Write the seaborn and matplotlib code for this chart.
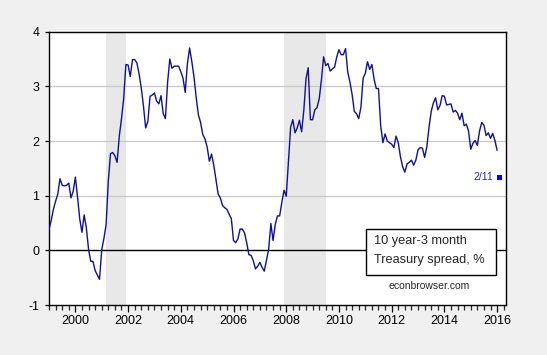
import numpy as np
import pandas as pd
import matplotlib
matplotlib.use("Agg")
import matplotlib.pyplot as plt
import seaborn as sns
from matplotlib.patches import Rectangle
from matplotlib.ticker import FixedLocator, MultipleLocator

# ---- data: monthly 10y - 3m Treasury spread (%), 1999M01 .. 2016M01 ----
spread_1999 = [0.38, 0.55, 0.75, 0.90, 1.03, 1.31, 1.19, 1.18, 1.19, 1.23, 0.96, 1.08]
spread_2000 = [1.34, 0.97, 0.57, 0.33, 0.65, 0.41, 0.02, -0.20, -0.20, -0.37, -0.45, -0.53]
spread_2001 = [0.01, 0.22, 0.47, 1.27, 1.77, 1.79, 1.73, 1.61, 2.09, 2.41, 2.78, 3.40]
spread_2002 = [3.39, 3.18, 3.49, 3.49, 3.43, 3.23, 2.97, 2.64, 2.24, 2.36, 2.82, 2.84]
spread_2003 = [2.88, 2.73, 2.68, 2.83, 2.50, 2.41, 3.08, 3.50, 3.33, 3.37, 3.37, 3.37]
spread_2004 = [3.27, 3.15, 2.89, 3.41, 3.70, 3.46, 3.17, 2.80, 2.48, 2.34, 2.12, 2.04]
spread_2005 = [1.89, 1.63, 1.76, 1.56, 1.30, 1.03, 0.96, 0.82, 0.78, 0.75, 0.66, 0.58]
spread_2006 = [0.18, 0.14, 0.21, 0.39, 0.39, 0.32, 0.14, -0.08, -0.09, -0.19, -0.34, -0.29]
spread_2007 = [-0.22, -0.31, -0.38, -0.18, 0.02, 0.49, 0.18, 0.47, 0.63, 0.63, 0.88, 1.10]
spread_2008 = [0.99, 1.62, 2.25, 2.39, 2.15, 2.24, 2.38, 2.17, 2.56, 3.14, 3.34, 2.39]
spread_2009 = [2.39, 2.57, 2.61, 2.77, 3.11, 3.54, 3.38, 3.42, 3.28, 3.32, 3.35, 3.54]
spread_2010 = [3.67, 3.58, 3.58, 3.69, 3.26, 3.08, 2.85, 2.54, 2.50, 2.41, 2.62, 3.15]
spread_2011 = [3.24, 3.45, 3.31, 3.40, 3.13, 2.96, 2.96, 2.28, 1.97, 2.13, 2.00, 1.97]
spread_2012 = [1.94, 1.88, 2.09, 1.97, 1.71, 1.53, 1.43, 1.58, 1.61, 1.65, 1.56, 1.65]
spread_2013 = [1.84, 1.88, 1.87, 1.70, 1.89, 2.25, 2.54, 2.70, 2.79, 2.57, 2.65, 2.83]
spread_2014 = [2.82, 2.66, 2.67, 2.68, 2.53, 2.56, 2.51, 2.39, 2.51, 2.28, 2.31, 2.18]
spread_2015 = [1.85, 1.96, 2.01, 1.92, 2.18, 2.34, 2.29, 2.10, 2.15, 2.05, 2.14, 2.01]
spread_2016 = [1.83]
start_month = "1999-01"

# latest daily observation
latest_month = "2016-02"
latest_value = 1.34
latest_label = "2/11"

# NBER recessions (peak month, trough month)
recession_start = ["2001-03", "2007-12"]
recession_end = ["2001-11", "2009-06"]

year_tick_labels = [2000, 2002, 2004, 2006, 2008, 2010, 2012, 2014, 2016]
y_tick_values = [-1, 0, 1, 2, 3, 4]
grid_values = [1, 2, 3]
legend_lines = ["10 year-3 month", "Treasury spread, %"]
credit_text = "econbrowser.com"


def month_start(period):
    p = pd.Period(period, freq="M")
    return p.year + (p.month - 1) / 12.0


def month_end(period):
    return month_start(period) + 1 / 12.0


values = (spread_1999 + spread_2000 + spread_2001 + spread_2002 + spread_2003
          + spread_2004 + spread_2005 + spread_2006 + spread_2007 + spread_2008
          + spread_2009 + spread_2010 + spread_2011 + spread_2012 + spread_2013
          + spread_2014 + spread_2015 + spread_2016)
months = pd.period_range(start_month, periods=len(values), freq="M")
df = pd.DataFrame({"t": months.year + (months.month - 1) / 12.0, "spread": values})
latest_df = pd.DataFrame({"t": [month_start(latest_month)], "spread": [latest_value]})

# ---- style ----
sns.set_style("white")
plt.rcParams["font.family"] = ["Liberation Sans", "DejaVu Sans"]

fig = plt.figure(figsize=(5.47, 3.55), dpi=100, facecolor="#f0f0f0")
ax = fig.add_axes([0.0896, 0.1408, 0.8346, 0.7699])
ax.set_facecolor("white")

for s, e in zip(recession_start, recession_end):
    ax.axvspan(month_start(s), month_end(e), color="#e8e8e8", lw=0, zorder=0)

for g in grid_values:
    ax.axhline(g, color="#c8c8c8", lw=0.9, zorder=1)
ax.axhline(0, color="black", lw=1.0, zorder=2)

sns.lineplot(data=df, x="t", y="spread", ax=ax, color="#10109c", lw=1.0,
             zorder=3, legend=False)
sns.scatterplot(data=latest_df, x="t", y="spread", ax=ax, marker="s", s=14,
                color="#0000e6", edgecolor="none", zorder=4, legend=False)
ax.annotate(latest_label, xy=(latest_df["t"][0], latest_df["spread"][0]),
            xytext=(-6, 0), textcoords="offset pixels", ha="right", va="center",
            fontsize=7.6, color="#2a2ad0")

ax.set_xlim(1999.0, 2016.32)
ax.set_ylim(-1, 4)
ax.xaxis.set_major_locator(FixedLocator(year_tick_labels))
ax.set_xticklabels([str(y) for y in year_tick_labels])
ax.xaxis.set_minor_locator(MultipleLocator(0.25))
ax.yaxis.set_major_locator(FixedLocator(y_tick_values))
ax.set_yticklabels([str(v) for v in y_tick_values])
ax.tick_params(axis="x", which="major", direction="out", length=5, width=0.9,
               pad=2.5, labelsize=9, colors="black", bottom=True)
ax.tick_params(axis="x", which="minor", direction="out", length=3.5, width=0.9,
               bottom=True)
ax.tick_params(axis="y", which="major", direction="out", length=3, width=0.9,
               pad=4, labelsize=9, colors="black", left=True)
ax.set_xlabel("")
ax.set_ylabel("")
for sp in ax.spines.values():
    sp.set_visible(True)
    sp.set_color("black")
    sp.set_linewidth(1.0)

# legend box
ax.add_patch(Rectangle((0.6944, 0.1098), 0.2848, 0.1682, transform=ax.transAxes,
                       facecolor="white", edgecolor="black", lw=1.0, zorder=5))
ax.text(0.712, 0.233, legend_lines[0], transform=ax.transAxes, ha="left",
        va="center", fontsize=9.2, zorder=6)
ax.text(0.712, 0.165, legend_lines[1], transform=ax.transAxes, ha="left",
        va="center", fontsize=9.2, zorder=6)
ax.text(0.832, 0.0695, credit_text, transform=ax.transAxes, ha="center",
        va="center", fontsize=7.5, zorder=6)

fig.savefig("out.png", dpi=100, facecolor=fig.get_facecolor())
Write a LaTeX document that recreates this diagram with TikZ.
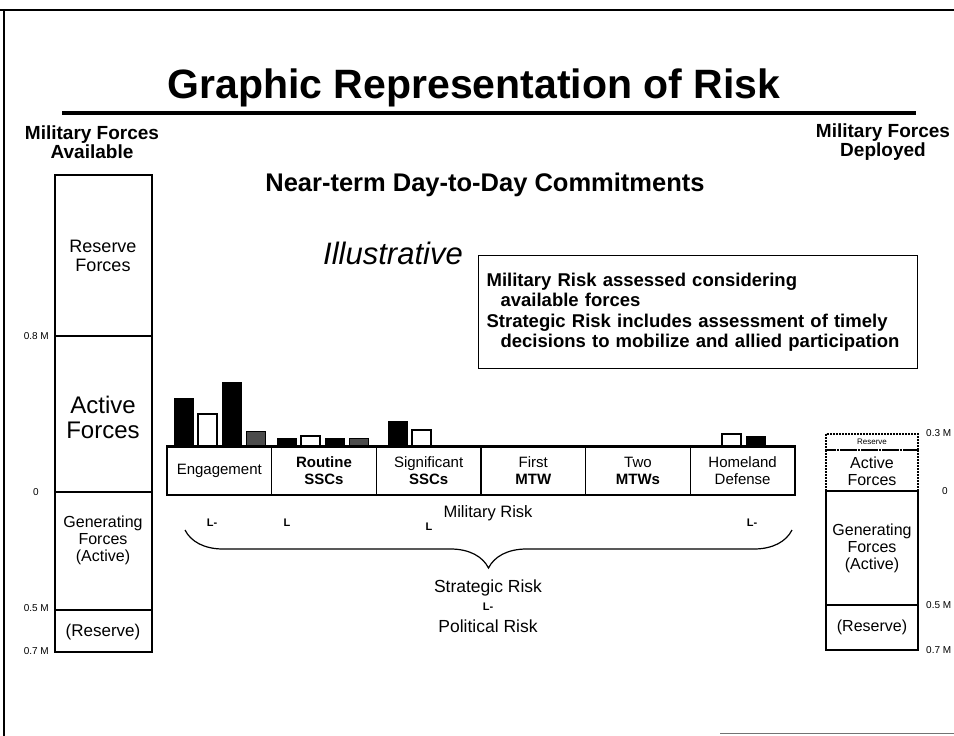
\documentclass[tikz,border=0pt]{standalone}
\usepackage{fontspec}
\setmainfont{Liberation Sans}
\usetikzlibrary{decorations.pathreplacing}

\begin{document}
\begin{tikzpicture}[x=1pt,y=-1pt,
  hdr/.style={font=\fontsize{19}{19}\selectfont\bfseries, align=center},
  colbox/.style={line width=2pt},
  coltxt/.style={font=\fontsize{16}{17}\selectfont, align=center},
  tick/.style={font=\fontsize{10}{11}\selectfont, inner sep=1pt},
  cell/.style={draw, line width=1.6pt, minimum width=104.67pt, minimum height=48pt, inner sep=0pt,
               font=\fontsize{15}{17}\selectfont, align=center},
  blk/.style={fill=black, draw=black, line width=1pt},
  wht/.style={fill=white, draw=black, line width=2.4pt},
  gry/.style={fill=black!70, draw=black, line width=1pt},
  risk/.style={font=\fontsize{16.5}{18}\selectfont},
  lmark/.style={font=\fontsize{11}{12}\selectfont\bfseries, inner sep=0pt}]
\useasboundingbox (0,0) rectangle (954,736);

% slide frame
\draw[line width=1.5pt] (0,10) -- (954,10);
\draw[line width=1.5pt] (4,10) -- (4,736);
\draw[black!55, line width=1pt] (720,733) -- (954,733);

% title
\node[font=\fontsize{41}{44}\selectfont\bfseries] (title) at (474,88) {Graphic Representation of Risk};
\draw[line width=4pt] (62,113) -- (916,113);

% forces available
\node[hdr] (avail) at (92,142) {Military Forces\\Available};
\draw[colbox] (55,175) rectangle (152,652);
\foreach \y in {336,492,610}
  \draw[line width=1.5pt] (55,\y) -- (152,\y);
\node[coltxt, font=\fontsize{18}{19}\selectfont] (resL) at (103,256) {Reserve\\Forces};
\node[coltxt, font=\fontsize{24}{25}\selectfont] (actL) at (103,417) {Active\\Forces};
\node[coltxt] (genL) at (103,540) {Generating\\Forces\\(Active)};
\node[coltxt, font=\fontsize{17}{18}\selectfont] (rsvL) at (103,632) {(Reserve)};
\node[tick, anchor=east] (t08) at (50,336) {0.8 M};
\node[tick, anchor=east] (t0) at (40,492) {0};
\node[tick, anchor=east] (t05) at (50,608) {0.5 M};
\node[tick, anchor=east] (t07) at (50,651) {0.7 M};

% headings
\node[font=\fontsize{25.5}{27}\selectfont\bfseries] (near) at (485,185) {Near-term Day-to-Day Commitments};
\node[font=\fontsize{31}{33}\selectfont\itshape] (illus) at (393,253) {Illustrative};
\node[draw, line width=1.2pt, anchor=north west, minimum width=439pt, minimum height=113pt,
      text width=423pt, inner xsep=8pt, align=left,
      font=\fontsize{18.5}{20.5}\selectfont\bfseries] (note) at (478,255)
  {Military Risk assessed considering\\
   \hspace*{14pt}available forces\\
   Strategic Risk includes assessment of timely\\
   \hspace*{14pt}decisions to mobilize and allied participation};

% commitment bars
\foreach \xa/\top/\sty in {174/398/blk, 198/414/wht, 222/382/blk, 246/431/gry,
                           277/438/blk, 301/436/wht, 325/438/blk, 349/438/gry,
                           388/421/blk, 412/430/wht, 722/434/wht, 746/436/blk}
  \draw[\sty] (\xa,447) rectangle ({\xa+19},\top);

% commitment categories
\foreach \i/\name/\txt in {0/eng/Engagement, 1/rssc/{\textbf{Routine}\\\textbf{SSCs}},
                           2/sssc/{Significant\\\textbf{SSCs}}, 3/mtw/{First\\\textbf{MTW}},
                           4/mtws/{Two\\\textbf{MTWs}}, 5/home/{Homeland\\Defense}}
  \node[cell] (\name) at ({219.3+\i*104.67},471) {\txt};
\draw[line width=3pt] (eng.north west) -- (home.north east);

% risk
\node[risk] (milrisk) at (488,513) {Military Risk};
\node[lmark] (l1) at (212,523) {L-};
\node[lmark] (l2) at (287,523) {L};
\node[lmark] (l3) at (429,527) {L};
\node[lmark] (l4) at (752,523) {L-};
\coordinate (bl) at (185,530);
\coordinate (br) at (792,530);
\draw[decorate, decoration={brace, mirror, amplitude=38pt, aspect=0.5}, line width=1.2pt] (bl) -- (br);
\node[risk, font=\fontsize{17.5}{19}\selectfont] (strat) at (488,588) {Strategic Risk};
\node[lmark] (l5) at (488,607) {L-};
\node[risk, font=\fontsize{17.5}{19}\selectfont] (polit) at (488,626) {Political Risk};

% forces deployed
\node[hdr] (depl) at (883,142) {Military Forces\\Deployed};
\draw[line width=2pt, densely dotted] (826,434) rectangle (918,450);
\draw[line width=2.5pt, densely dotted] (826,450) -- (918,450);
\draw[line width=2pt, densely dotted] (826,450) -- (826,491) (918,450) -- (918,491);
\draw[colbox] (826,491) rectangle (918,650);
\draw[line width=1.5pt] (826,605) -- (918,605);
\node[coltxt, font=\fontsize{8}{8}\selectfont, inner sep=0pt] (resR) at (872,442) {Reserve};
\node[coltxt] (actR) at (872,471) {Active\\Forces};
\node[coltxt] (genR) at (872,548) {Generating\\Forces\\(Active)};
\node[coltxt] (rsvR) at (872,627) {(Reserve)};
\node[tick, anchor=west] (r03) at (925,433) {0.3 M};
\node[tick, anchor=west] (r0) at (941,491) {0};
\node[tick, anchor=west] (r05) at (925,605) {0.5 M};
\node[tick, anchor=west] (r07) at (925,650) {0.7 M};
\end{tikzpicture}
\end{document}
****************
Direction: In the entries above, identify every line with the word "matplotlib". Copy those lines.

Solution below:
Write the seaborn and matplotlib code for this chart.
import matplotlib
matplotlib.use("Agg")
import matplotlib.pyplot as plt
from matplotlib.patches import Rectangle
from matplotlib.ticker import FixedLocator, MultipleLocator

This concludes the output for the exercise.